Park Geun-hye, lawmaker of the ruling Saenuri Party, arrives to attend an event to launch her bid to become president in Seoul July 10, 2012. [Photo/Agencies]

SEOUL, South Korea - Park Geun-hye of South Korea's ruling Saenuri Party won the conservative party's presidential primary race Monday, becoming the first woman nominated by a major party to run for president.

The daughter of late military strongman Park Chung-hee clinched a landslide victory with 86.3 percent of the votes cast by some 82,000 party members and 6,000 citizens a day ago.

The win came as no surprise, as the 60-year-old's complete dominance in pre-election polls had long overshadowed her rivals, including Gyeonggi Governor Kim Moon-soo, former Incheon mayor Ahn Sang-soo and former presidential chief of staff Yim Tae-hee.

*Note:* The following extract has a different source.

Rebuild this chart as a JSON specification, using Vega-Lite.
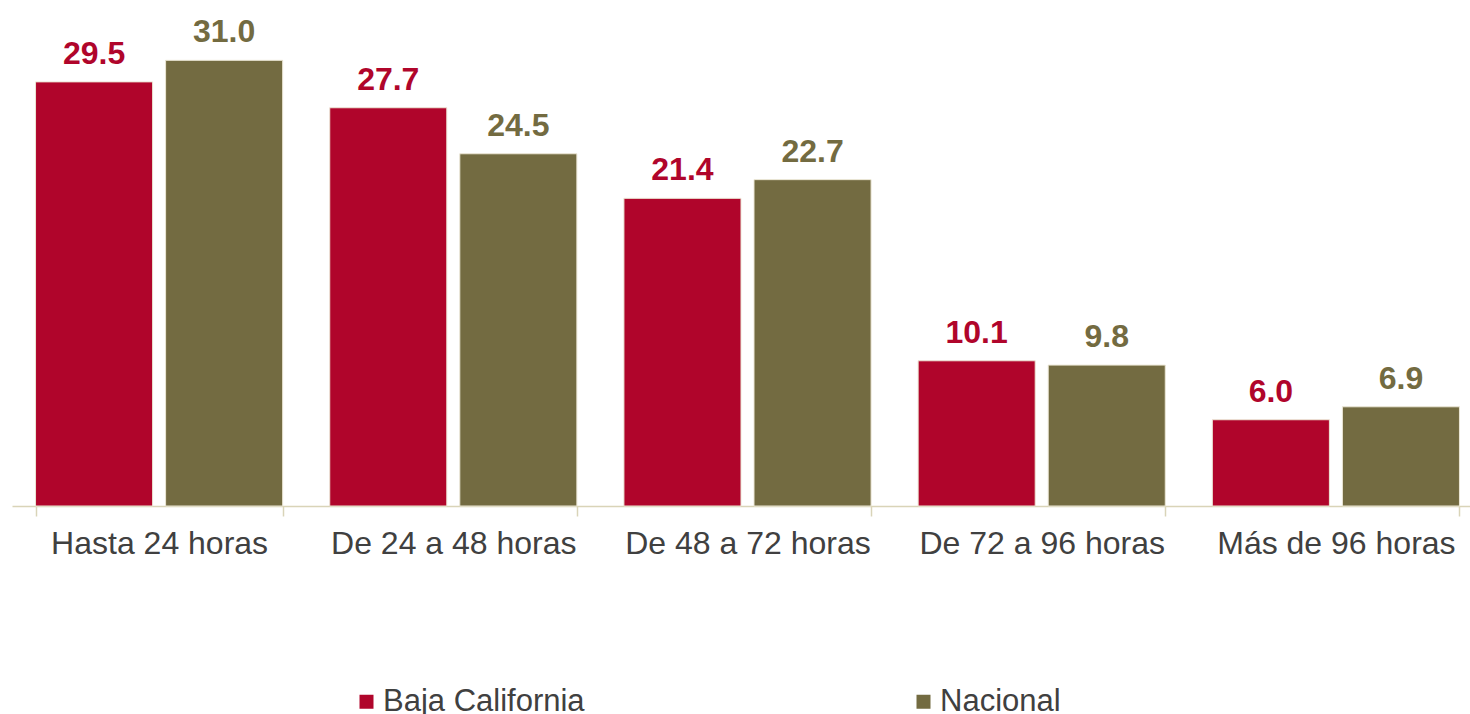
{
  "$schema": "https://vega.github.io/schema/vega-lite/v6.json",
  "width": 1458,
  "height": 496,
  "autosize": {"type": "none"},
  "padding": {"left": 12, "top": 10, "right": 0, "bottom": 208},
  "background": "white",
  "config": {"view": {"stroke": null}, "font": "Liberation Sans"},
  "data": {
    "values": [
      {"cat": "Hasta 24 horas", "serie": "Baja California", "v": 29.5},
      {"cat": "Hasta 24 horas", "serie": "Nacional", "v": 31.0},
      {"cat": "De 24 a 48 horas", "serie": "Baja California", "v": 27.7},
      {"cat": "De 24 a 48 horas", "serie": "Nacional", "v": 24.5},
      {"cat": "De 48 a 72 horas", "serie": "Baja California", "v": 21.4},
      {"cat": "De 48 a 72 horas", "serie": "Nacional", "v": 22.7},
      {"cat": "De 72 a 96 horas", "serie": "Baja California", "v": 10.1},
      {"cat": "De 72 a 96 horas", "serie": "Nacional", "v": 9.8},
      {"cat": "Más de 96 horas", "serie": "Baja California", "v": 6.0},
      {"cat": "Más de 96 horas", "serie": "Nacional", "v": 6.9}
    ]
  },
  "encoding": {
    "x": {
      "field": "cat", "type": "nominal", "sort": null,
      "scale": {"range": [0, 1471], "paddingInner": 0.16, "paddingOuter": 0.08},
      "axis": {
        "title": null, "labelAngle": 0, "labelFontSize": 32, "labelColor": "#404040",
        "labelFont": "Liberation Sans", "labelPadding": 12, "labelLimit": 0, "labelOverlap": false,
        "domainColor": "#d9d4b8", "domainWidth": 1.5,
        "tickColor": "#d9d4b8", "tickWidth": 1.5, "tickSize": 10, "tickBand": "extent"
      }
    },
    "xOffset": {"field": "serie", "type": "nominal", "scale": {"paddingInner": 0.1, "paddingOuter": 0}},
    "y": {"field": "v", "type": "quantitative", "scale": {"domain": [0, 34.5]}, "axis": null},
    "color": {
      "field": "serie", "type": "nominal",
      "scale": {"domain": ["Baja California", "Nacional"], "range": ["#b0052b", "#736b41"]},
      "legend": {
        "title": null, "orient": "none", "direction": "horizontal",
        "legendX": 339, "legendY": 676, "padding": 0,
        "symbolType": "square", "symbolSize": 196, "symbolStrokeWidth": 0,
        "labelFontSize": 31, "labelColor": "#404040", "labelFont": "Liberation Sans",
        "labelOffset": 1, "labelLimit": 0, "columnPadding": 323
      }
    }
  },
  "layer": [
    {"mark": {"type": "bar", "stroke": "#ece7d6", "strokeWidth": 1}},
    {
      "mark": {"type": "text", "fontSize": 32, "fontWeight": "bold", "baseline": "alphabetic", "dy": -18, "font": "Liberation Sans"},
      "encoding": {"text": {"field": "v", "type": "quantitative", "format": ".1f"}}
    }
  ]
}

Park, whose previous presidential bid was thwarted in 2007 by incumbent President Lee Myung-bak, has pledged to expand welfare programs, create jobs and improve strained ties with the Democratic People's Republic of Korea (DPRK).

She enjoys unrivaled popularity among conservative voters and old-timers, which helped the scandal-ridden Saenuri Party win a surprise victory in tightly contested parliamentary elections in April.

Observers say Park's image evokes nostalgia among her supporters for the country's rags-to-riches economic development under the 18-year rule by her father, whose legacy is nonetheless still subject to debate.

The junior Park recently defended her father's 1961 military coup as the "best possible" choice that helped modernize the country, copping criticism from liberals and progressives.

Her potential rivals include Moon Jae-in of the main opposition Democratic United Party and software mogul Ahn Cheol-soo, who has yet to announce his presidential bid.

The presidential election will be held on December 19. Lee, whose five-year term ends early next year, is barred by constitution from running for re-election.